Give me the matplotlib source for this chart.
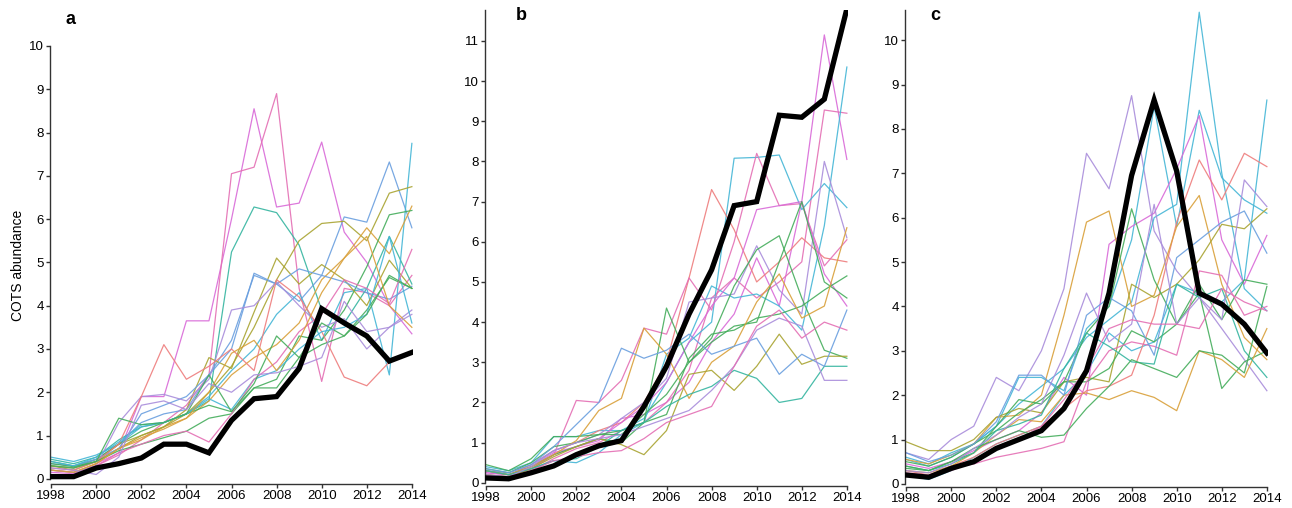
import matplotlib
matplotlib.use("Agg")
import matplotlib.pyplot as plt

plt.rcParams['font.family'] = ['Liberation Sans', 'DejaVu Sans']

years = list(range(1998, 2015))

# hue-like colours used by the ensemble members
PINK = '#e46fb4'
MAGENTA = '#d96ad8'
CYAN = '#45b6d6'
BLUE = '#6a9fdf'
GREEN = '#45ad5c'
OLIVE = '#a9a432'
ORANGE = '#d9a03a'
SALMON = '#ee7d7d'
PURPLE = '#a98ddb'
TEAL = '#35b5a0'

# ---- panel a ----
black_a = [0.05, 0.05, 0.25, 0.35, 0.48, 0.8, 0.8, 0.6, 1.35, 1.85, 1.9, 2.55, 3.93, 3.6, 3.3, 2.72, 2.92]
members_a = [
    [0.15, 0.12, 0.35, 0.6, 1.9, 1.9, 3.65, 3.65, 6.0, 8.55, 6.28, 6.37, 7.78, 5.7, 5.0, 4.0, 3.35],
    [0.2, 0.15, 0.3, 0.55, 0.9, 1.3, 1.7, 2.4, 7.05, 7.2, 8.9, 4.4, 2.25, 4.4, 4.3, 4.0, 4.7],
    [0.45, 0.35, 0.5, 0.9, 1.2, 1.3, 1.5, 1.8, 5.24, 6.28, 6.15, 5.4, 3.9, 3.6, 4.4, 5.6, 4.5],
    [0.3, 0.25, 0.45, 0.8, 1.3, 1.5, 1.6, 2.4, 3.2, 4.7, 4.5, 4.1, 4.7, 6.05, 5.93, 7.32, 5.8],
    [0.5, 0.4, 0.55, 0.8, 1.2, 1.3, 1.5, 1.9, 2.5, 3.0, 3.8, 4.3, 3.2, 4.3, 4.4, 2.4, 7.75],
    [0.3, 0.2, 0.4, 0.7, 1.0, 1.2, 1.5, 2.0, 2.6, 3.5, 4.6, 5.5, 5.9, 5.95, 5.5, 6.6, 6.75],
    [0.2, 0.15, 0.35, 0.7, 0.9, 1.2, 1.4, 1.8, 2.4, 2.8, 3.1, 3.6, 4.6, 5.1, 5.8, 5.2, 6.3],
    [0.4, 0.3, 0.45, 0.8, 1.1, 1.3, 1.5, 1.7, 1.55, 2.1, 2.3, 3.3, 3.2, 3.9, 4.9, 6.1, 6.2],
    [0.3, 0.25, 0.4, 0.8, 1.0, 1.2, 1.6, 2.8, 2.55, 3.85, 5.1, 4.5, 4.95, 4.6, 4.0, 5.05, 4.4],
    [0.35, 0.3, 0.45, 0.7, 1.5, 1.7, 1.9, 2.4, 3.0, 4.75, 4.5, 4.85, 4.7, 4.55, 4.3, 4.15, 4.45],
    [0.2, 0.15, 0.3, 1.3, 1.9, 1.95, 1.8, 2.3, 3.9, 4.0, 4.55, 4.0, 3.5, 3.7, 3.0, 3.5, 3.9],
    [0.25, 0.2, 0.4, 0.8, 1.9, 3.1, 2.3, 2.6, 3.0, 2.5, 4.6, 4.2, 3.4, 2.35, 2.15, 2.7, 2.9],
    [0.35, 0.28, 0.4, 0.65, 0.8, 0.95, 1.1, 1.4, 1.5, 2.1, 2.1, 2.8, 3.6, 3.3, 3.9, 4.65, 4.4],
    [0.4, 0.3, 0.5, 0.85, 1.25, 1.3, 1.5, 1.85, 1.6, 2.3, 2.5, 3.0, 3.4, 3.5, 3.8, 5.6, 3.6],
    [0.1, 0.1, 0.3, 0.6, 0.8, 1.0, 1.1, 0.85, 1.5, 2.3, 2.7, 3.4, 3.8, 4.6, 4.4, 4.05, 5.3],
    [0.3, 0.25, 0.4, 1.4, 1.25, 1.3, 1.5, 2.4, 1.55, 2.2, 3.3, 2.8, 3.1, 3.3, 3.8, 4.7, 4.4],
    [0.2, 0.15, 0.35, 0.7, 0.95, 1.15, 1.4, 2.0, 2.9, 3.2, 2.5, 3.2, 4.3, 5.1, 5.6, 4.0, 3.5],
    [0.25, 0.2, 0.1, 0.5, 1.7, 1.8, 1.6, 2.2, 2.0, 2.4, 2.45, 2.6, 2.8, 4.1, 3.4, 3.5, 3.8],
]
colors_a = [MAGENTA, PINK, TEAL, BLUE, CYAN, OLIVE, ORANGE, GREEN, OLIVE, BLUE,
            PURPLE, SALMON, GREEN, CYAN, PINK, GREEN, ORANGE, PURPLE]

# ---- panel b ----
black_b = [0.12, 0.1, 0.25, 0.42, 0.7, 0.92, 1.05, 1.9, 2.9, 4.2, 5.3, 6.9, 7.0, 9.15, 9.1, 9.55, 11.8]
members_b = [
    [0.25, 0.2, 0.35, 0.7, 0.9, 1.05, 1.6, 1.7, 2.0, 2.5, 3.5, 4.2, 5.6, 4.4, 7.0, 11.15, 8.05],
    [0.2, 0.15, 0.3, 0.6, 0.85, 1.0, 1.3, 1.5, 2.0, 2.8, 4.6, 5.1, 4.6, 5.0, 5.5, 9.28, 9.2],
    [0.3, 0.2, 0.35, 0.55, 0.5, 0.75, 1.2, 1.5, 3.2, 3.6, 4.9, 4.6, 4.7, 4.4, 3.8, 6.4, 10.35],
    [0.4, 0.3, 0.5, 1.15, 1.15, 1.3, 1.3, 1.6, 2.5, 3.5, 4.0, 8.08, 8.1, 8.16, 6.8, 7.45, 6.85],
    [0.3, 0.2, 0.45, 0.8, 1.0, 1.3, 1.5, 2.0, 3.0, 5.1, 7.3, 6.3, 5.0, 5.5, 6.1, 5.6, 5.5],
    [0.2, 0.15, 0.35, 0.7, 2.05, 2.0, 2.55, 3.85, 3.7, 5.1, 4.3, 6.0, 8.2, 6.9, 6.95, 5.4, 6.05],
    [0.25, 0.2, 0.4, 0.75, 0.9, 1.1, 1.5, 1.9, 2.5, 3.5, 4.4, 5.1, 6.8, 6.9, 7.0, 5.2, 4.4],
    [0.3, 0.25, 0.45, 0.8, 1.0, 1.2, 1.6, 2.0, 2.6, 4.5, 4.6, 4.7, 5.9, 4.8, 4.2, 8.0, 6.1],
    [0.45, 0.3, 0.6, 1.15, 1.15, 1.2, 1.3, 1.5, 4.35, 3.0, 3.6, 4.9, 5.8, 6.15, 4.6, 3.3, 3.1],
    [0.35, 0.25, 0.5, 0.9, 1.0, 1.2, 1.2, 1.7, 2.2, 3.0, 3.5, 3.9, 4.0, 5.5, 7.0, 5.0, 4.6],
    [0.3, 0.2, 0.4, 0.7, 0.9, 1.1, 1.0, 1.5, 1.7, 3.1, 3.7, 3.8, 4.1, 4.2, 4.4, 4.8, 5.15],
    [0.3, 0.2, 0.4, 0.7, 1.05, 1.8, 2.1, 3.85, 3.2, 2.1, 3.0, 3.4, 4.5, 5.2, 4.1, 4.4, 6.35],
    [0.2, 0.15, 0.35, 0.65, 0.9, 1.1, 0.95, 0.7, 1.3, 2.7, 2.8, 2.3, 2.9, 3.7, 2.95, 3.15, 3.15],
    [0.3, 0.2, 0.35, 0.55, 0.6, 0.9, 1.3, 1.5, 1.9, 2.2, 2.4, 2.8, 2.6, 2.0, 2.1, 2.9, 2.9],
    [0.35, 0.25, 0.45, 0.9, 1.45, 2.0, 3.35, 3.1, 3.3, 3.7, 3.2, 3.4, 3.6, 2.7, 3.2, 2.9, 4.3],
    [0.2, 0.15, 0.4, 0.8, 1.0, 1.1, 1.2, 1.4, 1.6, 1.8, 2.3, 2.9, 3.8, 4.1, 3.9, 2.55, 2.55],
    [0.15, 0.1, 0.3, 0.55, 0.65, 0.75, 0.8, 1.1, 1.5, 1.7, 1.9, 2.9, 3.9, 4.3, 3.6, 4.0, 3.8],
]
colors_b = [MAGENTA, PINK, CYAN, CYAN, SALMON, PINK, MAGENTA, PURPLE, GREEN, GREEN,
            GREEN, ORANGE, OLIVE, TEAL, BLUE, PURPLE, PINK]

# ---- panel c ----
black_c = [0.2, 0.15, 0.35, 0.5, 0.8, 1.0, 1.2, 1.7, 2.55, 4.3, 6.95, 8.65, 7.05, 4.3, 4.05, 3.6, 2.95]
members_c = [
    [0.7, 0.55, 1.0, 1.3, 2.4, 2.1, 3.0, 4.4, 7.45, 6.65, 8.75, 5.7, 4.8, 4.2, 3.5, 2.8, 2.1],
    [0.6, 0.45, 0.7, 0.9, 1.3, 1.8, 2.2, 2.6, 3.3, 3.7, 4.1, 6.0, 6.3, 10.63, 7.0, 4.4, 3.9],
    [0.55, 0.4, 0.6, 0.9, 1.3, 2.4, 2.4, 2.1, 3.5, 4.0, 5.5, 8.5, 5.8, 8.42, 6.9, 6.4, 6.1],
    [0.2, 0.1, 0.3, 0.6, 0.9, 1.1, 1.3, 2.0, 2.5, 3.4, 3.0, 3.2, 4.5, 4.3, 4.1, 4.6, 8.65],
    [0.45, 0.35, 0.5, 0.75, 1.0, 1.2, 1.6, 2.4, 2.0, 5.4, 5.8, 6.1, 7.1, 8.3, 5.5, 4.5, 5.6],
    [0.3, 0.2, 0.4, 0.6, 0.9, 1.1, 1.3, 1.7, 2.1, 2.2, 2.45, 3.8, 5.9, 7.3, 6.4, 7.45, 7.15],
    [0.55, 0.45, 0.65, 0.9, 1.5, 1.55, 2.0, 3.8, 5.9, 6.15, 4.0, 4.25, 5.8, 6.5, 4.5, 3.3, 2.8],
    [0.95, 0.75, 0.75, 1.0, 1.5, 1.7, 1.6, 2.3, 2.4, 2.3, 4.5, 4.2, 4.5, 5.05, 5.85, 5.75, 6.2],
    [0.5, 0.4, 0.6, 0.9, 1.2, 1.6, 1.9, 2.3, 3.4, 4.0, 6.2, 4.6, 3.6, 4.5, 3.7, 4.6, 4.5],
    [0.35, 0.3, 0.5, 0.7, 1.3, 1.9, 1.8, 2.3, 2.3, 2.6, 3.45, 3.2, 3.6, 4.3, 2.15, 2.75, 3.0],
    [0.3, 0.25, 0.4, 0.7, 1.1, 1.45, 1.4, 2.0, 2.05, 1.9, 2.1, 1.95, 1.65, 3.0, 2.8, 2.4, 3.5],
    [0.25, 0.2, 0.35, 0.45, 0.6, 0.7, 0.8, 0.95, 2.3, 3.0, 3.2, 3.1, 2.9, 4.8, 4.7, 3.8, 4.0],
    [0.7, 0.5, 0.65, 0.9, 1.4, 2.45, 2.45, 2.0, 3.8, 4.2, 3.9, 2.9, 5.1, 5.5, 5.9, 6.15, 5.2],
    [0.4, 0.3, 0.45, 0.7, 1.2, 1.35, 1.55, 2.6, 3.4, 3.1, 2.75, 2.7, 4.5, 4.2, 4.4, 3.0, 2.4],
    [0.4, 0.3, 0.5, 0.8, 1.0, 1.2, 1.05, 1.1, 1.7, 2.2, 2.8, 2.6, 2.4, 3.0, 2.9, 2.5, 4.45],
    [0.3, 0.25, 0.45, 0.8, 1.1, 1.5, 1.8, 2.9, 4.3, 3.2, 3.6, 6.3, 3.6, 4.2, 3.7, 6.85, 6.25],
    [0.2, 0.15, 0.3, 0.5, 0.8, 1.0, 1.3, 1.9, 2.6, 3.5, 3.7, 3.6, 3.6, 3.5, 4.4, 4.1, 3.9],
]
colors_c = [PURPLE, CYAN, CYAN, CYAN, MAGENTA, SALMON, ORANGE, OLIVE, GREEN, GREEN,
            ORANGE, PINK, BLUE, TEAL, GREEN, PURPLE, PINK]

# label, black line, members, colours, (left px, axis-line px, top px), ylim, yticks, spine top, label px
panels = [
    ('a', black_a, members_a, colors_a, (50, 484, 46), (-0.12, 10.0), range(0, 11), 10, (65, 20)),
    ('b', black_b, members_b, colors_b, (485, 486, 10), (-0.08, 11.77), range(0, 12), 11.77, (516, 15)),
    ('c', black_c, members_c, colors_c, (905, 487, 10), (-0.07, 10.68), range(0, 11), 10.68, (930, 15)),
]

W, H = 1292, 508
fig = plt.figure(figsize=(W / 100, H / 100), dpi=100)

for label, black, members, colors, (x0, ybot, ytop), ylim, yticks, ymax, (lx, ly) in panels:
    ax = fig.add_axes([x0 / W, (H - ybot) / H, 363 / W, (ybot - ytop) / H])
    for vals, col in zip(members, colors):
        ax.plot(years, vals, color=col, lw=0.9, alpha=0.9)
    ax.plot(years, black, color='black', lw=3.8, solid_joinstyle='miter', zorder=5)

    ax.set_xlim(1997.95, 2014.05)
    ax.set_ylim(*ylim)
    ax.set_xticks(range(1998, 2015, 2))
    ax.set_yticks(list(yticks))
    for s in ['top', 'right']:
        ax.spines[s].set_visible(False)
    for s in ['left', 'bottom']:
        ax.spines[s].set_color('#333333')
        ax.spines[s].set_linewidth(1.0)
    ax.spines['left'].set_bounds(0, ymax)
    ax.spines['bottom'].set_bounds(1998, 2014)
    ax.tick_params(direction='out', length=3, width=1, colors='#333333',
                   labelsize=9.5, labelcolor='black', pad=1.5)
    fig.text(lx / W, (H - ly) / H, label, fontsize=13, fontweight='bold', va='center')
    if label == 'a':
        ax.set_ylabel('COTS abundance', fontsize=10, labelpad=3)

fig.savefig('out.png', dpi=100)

· · · ·

= What the task requires =
Go from the first line of the listing to the line holding "TEAL = '#35b5a0'" and, please, transcribe those lines exactly, both included, with no pictures.

= Solution for this exercise =
Give me the matplotlib source for this chart.
import matplotlib
matplotlib.use("Agg")
import matplotlib.pyplot as plt

plt.rcParams['font.family'] = ['Liberation Sans', 'DejaVu Sans']

years = list(range(1998, 2015))

# hue-like colours used by the ensemble members
PINK = '#e46fb4'
MAGENTA = '#d96ad8'
CYAN = '#45b6d6'
BLUE = '#6a9fdf'
GREEN = '#45ad5c'
OLIVE = '#a9a432'
ORANGE = '#d9a03a'
SALMON = '#ee7d7d'
PURPLE = '#a98ddb'
TEAL = '#35b5a0'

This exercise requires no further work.